In die Nähe eines Glockenturms zu ziehen und sich dann über das Läuten zu beschweren, ist so absurd wie ein Haus neben einem Bahnhof zu kaufen und anschließend zu verlangen, dass die Gleise stillgelegt werden. Die Ruhestörungen, die an solchen Orten zwangsläufig entstehen, sind alles andere als unvorhersehbar. Man weiß, worauf man sich einlässt. Trotzdem häufen sich die Lärmklagen und immer öfter haben sie Erfolg – so nun auch in Singen.
Die Kirche hat die älteren Rechte
In den vergangenen 107 Jahren läuteten die Glocken der Herz-Jesu-Kirche zu jeder Viertelstunde und waren für viele Singener Orientierungshilfe und lieb gewonnene Tradition zugleich. Damit ist nun Schluss. Weil sich zwei Anwohner über den nächtlichen Lärm beklagten und ein Verstummen des weltlichen Geläuts erzwangen. Dabei hat die Kirche in diesem Fall die älteren Rechte.
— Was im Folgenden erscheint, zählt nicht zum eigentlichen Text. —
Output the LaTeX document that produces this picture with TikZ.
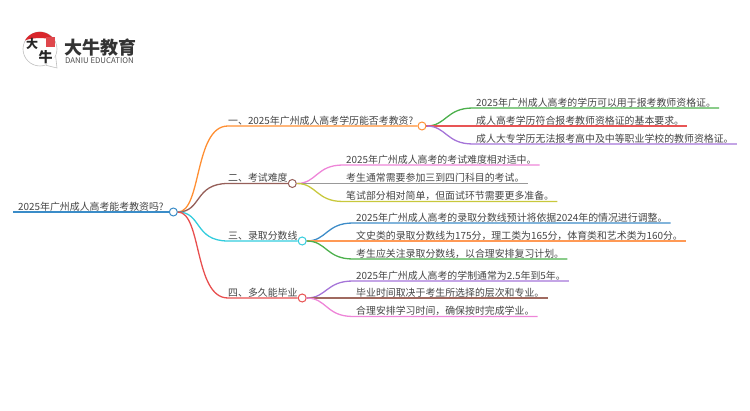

Umso bedenklicher ist die Entscheidung der Seelsorgeeinheit, das Läuten der Glocken vorsorglich einzustellen. Die verärgerten Anwohner hatten mit einer Anzeige gedroht, erstattet wurde diese noch nicht. Ein Rechtsstreit sei zu teuer und aussichtslos, argumentiert der Pfarrer. Das ist einerseits nachvollziehbar, andererseits ein fragwürdiges Signal. Wenn finanzielle Mittel heutzutage darüber entscheiden, ob Kirchenglocken läuten dürfen, droht Tradition zu einem Luxusprodukt zu werden, das an den Meistbietenden verscherbelt wird.